** What needs to be done **
Return each line of the records holding the string "this".

** Given information **
---------------
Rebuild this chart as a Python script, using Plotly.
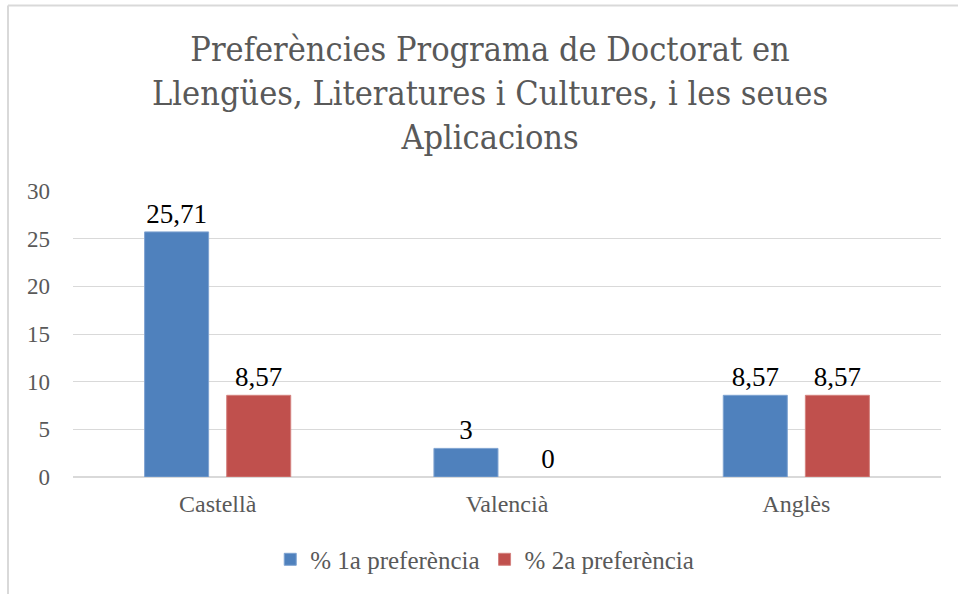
---------------
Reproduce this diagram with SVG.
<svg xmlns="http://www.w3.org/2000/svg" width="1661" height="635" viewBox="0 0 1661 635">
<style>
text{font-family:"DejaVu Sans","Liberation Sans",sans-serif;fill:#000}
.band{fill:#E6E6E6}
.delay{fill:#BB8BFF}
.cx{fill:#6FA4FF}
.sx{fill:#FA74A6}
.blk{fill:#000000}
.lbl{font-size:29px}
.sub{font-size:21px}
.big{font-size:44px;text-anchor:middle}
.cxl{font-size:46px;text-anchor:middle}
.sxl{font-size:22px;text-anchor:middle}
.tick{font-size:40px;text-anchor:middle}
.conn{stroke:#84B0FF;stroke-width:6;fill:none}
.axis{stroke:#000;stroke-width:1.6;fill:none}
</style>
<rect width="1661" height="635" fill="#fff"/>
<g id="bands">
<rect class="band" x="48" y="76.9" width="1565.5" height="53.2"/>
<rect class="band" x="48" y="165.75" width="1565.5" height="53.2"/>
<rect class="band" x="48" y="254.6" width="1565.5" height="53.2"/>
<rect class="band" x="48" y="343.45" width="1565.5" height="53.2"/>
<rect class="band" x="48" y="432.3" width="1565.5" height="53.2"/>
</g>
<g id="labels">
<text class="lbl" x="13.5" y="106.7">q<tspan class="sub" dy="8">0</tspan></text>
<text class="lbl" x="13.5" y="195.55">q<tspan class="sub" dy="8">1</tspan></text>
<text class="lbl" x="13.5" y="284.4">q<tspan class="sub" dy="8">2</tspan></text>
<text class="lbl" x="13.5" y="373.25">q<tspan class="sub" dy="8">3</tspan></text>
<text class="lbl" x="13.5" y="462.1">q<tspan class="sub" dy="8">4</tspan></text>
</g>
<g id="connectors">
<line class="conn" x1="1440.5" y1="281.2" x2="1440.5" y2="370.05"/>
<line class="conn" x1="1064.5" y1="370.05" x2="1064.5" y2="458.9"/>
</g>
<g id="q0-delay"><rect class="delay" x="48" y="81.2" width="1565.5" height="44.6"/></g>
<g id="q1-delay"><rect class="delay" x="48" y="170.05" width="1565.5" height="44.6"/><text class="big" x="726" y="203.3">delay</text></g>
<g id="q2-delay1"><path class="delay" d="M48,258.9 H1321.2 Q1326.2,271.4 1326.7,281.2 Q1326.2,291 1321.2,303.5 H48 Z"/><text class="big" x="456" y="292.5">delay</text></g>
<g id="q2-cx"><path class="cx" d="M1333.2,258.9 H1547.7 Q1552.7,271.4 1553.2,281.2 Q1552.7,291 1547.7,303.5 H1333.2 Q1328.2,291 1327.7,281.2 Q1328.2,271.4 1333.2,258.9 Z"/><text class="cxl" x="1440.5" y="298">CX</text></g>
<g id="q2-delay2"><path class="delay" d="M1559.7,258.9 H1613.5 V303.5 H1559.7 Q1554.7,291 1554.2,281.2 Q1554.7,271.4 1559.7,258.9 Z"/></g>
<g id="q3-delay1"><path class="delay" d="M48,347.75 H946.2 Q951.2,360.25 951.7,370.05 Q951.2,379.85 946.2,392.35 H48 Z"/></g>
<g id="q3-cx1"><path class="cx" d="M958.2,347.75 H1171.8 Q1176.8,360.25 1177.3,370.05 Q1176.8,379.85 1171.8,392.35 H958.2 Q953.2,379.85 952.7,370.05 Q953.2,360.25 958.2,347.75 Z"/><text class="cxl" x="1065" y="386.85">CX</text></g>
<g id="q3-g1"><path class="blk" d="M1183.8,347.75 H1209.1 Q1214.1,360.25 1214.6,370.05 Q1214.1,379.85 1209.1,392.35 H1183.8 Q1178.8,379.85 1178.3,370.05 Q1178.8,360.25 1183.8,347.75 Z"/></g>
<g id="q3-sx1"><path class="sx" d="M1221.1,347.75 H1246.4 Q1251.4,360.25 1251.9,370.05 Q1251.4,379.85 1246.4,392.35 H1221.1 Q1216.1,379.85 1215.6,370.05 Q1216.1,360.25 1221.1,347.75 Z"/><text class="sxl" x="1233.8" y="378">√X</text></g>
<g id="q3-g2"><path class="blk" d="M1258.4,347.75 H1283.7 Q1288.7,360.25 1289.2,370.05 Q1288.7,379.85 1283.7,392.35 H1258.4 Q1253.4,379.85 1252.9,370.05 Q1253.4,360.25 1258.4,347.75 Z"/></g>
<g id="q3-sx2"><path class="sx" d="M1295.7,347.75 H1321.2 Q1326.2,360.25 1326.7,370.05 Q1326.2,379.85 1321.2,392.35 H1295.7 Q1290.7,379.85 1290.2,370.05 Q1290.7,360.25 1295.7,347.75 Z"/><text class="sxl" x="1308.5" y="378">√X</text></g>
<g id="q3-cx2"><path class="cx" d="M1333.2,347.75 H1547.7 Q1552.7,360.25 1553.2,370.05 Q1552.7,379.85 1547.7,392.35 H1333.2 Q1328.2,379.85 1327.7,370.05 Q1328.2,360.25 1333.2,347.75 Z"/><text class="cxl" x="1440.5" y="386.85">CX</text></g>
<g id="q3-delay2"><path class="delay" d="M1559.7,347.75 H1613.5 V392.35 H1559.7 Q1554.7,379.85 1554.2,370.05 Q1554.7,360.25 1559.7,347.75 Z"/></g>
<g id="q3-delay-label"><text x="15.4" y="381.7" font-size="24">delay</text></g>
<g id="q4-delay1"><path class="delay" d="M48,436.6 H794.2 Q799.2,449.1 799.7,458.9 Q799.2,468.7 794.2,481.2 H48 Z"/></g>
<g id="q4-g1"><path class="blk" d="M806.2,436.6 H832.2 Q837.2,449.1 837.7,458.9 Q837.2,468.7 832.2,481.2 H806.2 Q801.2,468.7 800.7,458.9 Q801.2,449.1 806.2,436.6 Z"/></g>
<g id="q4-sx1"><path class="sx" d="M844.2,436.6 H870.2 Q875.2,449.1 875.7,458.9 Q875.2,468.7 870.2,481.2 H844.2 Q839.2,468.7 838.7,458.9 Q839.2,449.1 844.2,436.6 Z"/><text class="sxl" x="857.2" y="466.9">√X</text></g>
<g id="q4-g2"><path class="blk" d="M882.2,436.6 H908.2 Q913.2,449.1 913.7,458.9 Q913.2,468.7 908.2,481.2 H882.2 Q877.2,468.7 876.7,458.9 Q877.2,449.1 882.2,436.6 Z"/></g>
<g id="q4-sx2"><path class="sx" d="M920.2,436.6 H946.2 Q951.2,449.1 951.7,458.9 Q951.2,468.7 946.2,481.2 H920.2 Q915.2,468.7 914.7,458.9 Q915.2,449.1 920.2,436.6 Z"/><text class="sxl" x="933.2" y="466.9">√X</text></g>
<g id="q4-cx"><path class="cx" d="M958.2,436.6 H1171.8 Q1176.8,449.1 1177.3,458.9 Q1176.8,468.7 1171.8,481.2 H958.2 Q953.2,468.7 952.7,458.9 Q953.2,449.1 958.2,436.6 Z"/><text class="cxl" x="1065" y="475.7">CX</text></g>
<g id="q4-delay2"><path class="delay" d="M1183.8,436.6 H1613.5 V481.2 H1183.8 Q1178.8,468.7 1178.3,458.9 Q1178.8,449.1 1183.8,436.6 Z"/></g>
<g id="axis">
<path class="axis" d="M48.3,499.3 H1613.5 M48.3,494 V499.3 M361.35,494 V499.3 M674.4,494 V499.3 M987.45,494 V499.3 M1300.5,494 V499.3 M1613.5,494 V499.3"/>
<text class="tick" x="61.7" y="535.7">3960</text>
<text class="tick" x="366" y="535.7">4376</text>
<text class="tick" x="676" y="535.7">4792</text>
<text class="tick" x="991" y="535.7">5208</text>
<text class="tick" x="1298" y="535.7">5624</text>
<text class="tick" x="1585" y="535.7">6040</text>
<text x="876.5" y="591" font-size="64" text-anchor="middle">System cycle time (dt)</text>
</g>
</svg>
---------------
** Solved exercise **
Rebuild this chart as a Python script, using Plotly.
Reproduce this diagram with SVG.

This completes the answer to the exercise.